---------- RAW DATA ----------

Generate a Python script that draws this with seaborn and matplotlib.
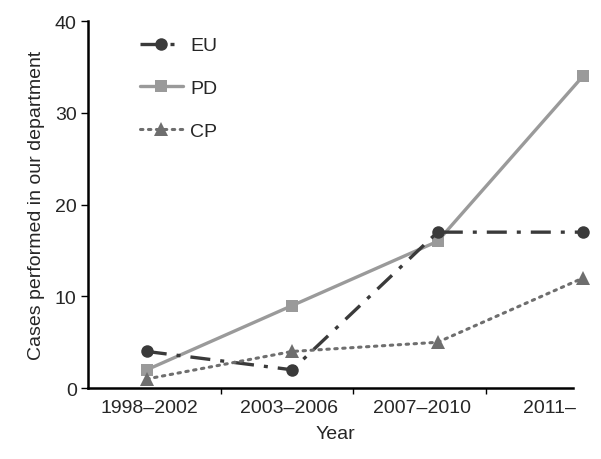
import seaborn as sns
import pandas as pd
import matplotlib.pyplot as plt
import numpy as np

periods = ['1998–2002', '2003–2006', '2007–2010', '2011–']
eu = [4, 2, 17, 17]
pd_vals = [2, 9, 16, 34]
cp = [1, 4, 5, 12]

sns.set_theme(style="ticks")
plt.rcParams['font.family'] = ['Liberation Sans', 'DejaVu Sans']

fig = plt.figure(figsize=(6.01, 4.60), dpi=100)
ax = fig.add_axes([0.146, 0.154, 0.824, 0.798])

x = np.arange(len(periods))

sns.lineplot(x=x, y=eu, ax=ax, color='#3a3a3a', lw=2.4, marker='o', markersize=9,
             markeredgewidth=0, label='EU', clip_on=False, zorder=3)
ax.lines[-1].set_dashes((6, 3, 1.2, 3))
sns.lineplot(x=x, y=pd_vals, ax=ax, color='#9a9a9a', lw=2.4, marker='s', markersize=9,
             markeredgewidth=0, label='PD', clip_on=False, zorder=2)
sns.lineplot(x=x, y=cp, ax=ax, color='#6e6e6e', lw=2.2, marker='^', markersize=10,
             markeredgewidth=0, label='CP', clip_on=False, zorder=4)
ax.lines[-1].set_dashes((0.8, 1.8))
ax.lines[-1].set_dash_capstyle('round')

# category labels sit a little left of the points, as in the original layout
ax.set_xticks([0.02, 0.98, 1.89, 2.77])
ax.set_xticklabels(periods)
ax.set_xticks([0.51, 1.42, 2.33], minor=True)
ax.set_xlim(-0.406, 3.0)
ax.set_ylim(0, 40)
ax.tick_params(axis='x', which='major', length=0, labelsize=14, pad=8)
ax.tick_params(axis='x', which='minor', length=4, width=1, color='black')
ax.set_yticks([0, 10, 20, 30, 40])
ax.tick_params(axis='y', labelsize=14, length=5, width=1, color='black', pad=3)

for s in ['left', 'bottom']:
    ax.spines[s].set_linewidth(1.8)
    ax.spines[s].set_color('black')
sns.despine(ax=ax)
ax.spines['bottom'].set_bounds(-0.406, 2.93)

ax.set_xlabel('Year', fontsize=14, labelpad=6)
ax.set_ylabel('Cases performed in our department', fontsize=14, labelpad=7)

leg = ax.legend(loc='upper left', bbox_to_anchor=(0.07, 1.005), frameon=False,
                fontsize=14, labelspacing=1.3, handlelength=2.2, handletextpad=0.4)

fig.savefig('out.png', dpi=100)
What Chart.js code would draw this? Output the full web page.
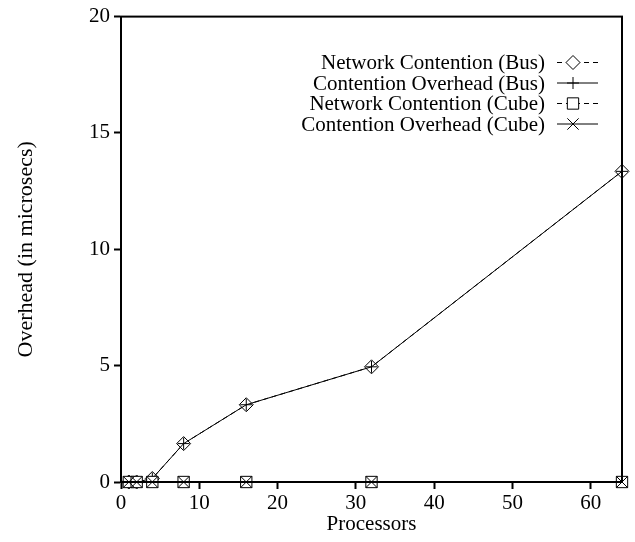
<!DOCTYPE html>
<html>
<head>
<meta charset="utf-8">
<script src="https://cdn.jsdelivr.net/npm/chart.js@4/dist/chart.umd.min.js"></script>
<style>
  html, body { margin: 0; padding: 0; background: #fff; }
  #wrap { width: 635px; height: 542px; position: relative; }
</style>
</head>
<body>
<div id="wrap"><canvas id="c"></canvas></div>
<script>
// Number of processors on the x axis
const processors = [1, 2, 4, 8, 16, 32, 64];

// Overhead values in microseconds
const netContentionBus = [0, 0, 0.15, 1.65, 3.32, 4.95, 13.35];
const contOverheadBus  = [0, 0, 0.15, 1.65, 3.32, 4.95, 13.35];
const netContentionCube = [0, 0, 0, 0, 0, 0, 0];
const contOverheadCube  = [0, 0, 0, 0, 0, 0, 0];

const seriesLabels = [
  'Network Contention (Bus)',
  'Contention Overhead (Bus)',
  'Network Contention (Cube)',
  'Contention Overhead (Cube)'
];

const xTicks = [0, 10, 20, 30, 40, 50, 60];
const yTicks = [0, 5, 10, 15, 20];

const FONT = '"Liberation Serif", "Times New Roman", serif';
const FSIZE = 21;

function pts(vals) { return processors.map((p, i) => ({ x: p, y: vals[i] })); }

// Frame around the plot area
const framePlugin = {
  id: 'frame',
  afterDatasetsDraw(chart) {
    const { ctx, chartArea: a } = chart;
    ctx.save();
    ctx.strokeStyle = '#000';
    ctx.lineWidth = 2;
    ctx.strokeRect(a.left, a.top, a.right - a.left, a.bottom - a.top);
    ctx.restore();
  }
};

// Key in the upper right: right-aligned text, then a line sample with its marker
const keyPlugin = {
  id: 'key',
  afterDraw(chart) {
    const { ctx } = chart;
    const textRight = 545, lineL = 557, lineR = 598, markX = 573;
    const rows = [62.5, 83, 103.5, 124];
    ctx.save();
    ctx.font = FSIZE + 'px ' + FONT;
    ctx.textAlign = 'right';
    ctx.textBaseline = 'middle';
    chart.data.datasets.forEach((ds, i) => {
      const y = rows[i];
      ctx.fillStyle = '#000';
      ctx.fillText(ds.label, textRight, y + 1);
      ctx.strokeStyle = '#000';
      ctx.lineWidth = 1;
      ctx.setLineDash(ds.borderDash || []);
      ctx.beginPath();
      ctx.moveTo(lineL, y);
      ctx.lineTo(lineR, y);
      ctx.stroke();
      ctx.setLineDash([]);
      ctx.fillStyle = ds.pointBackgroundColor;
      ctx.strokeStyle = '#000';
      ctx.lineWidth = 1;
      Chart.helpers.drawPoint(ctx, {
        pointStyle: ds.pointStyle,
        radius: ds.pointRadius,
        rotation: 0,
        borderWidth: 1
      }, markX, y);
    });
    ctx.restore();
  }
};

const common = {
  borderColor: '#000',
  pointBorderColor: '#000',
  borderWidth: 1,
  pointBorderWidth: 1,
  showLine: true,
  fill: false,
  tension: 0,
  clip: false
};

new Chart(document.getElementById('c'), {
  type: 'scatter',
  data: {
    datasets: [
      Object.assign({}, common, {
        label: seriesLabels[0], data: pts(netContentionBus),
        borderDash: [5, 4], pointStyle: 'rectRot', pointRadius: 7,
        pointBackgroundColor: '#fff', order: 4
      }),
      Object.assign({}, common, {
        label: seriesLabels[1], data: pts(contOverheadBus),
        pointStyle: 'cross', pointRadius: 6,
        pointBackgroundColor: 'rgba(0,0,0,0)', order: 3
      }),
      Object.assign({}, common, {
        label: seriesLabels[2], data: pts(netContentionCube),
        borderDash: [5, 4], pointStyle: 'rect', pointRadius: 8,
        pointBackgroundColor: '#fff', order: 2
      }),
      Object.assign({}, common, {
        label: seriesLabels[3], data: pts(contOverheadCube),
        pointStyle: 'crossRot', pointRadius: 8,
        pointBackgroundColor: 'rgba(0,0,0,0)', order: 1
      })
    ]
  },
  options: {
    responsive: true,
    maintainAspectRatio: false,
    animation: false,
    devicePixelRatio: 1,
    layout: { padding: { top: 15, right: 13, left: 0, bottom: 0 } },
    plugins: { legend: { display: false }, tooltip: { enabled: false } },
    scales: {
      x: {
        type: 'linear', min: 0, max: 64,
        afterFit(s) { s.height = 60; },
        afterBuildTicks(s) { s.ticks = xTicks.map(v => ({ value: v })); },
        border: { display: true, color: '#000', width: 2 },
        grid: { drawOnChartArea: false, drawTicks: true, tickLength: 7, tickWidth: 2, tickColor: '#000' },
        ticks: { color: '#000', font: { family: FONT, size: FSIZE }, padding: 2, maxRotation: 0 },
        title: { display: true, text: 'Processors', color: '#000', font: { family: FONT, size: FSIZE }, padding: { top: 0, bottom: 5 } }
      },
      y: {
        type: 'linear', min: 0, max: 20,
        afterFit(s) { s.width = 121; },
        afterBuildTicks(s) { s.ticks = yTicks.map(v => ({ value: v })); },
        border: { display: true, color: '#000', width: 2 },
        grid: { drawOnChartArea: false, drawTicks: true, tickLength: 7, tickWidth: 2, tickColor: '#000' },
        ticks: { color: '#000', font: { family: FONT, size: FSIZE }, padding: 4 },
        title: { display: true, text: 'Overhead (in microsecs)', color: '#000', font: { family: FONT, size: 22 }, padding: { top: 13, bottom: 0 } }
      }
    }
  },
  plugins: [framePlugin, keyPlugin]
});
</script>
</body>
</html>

----------

### BRIEF
Pictures excluded, repeat exactly the lines from the top of the material through the line with "ax.lines[-1].set_dash_capstyle('round')", including both of those lines.

### RESPONSE TO THIS TASK
Generate a Python script that draws this with seaborn and matplotlib.
import seaborn as sns
import pandas as pd
import matplotlib.pyplot as plt
import numpy as np

periods = ['1998–2002', '2003–2006', '2007–2010', '2011–']
eu = [4, 2, 17, 17]
pd_vals = [2, 9, 16, 34]
cp = [1, 4, 5, 12]

sns.set_theme(style="ticks")
plt.rcParams['font.family'] = ['Liberation Sans', 'DejaVu Sans']

fig = plt.figure(figsize=(6.01, 4.60), dpi=100)
ax = fig.add_axes([0.146, 0.154, 0.824, 0.798])

x = np.arange(len(periods))

sns.lineplot(x=x, y=eu, ax=ax, color='#3a3a3a', lw=2.4, marker='o', markersize=9,
             markeredgewidth=0, label='EU', clip_on=False, zorder=3)
ax.lines[-1].set_dashes((6, 3, 1.2, 3))
sns.lineplot(x=x, y=pd_vals, ax=ax, color='#9a9a9a', lw=2.4, marker='s', markersize=9,
             markeredgewidth=0, label='PD', clip_on=False, zorder=2)
sns.lineplot(x=x, y=cp, ax=ax, color='#6e6e6e', lw=2.2, marker='^', markersize=10,
             markeredgewidth=0, label='CP', clip_on=False, zorder=4)
ax.lines[-1].set_dashes((0.8, 1.8))
ax.lines[-1].set_dash_capstyle('round')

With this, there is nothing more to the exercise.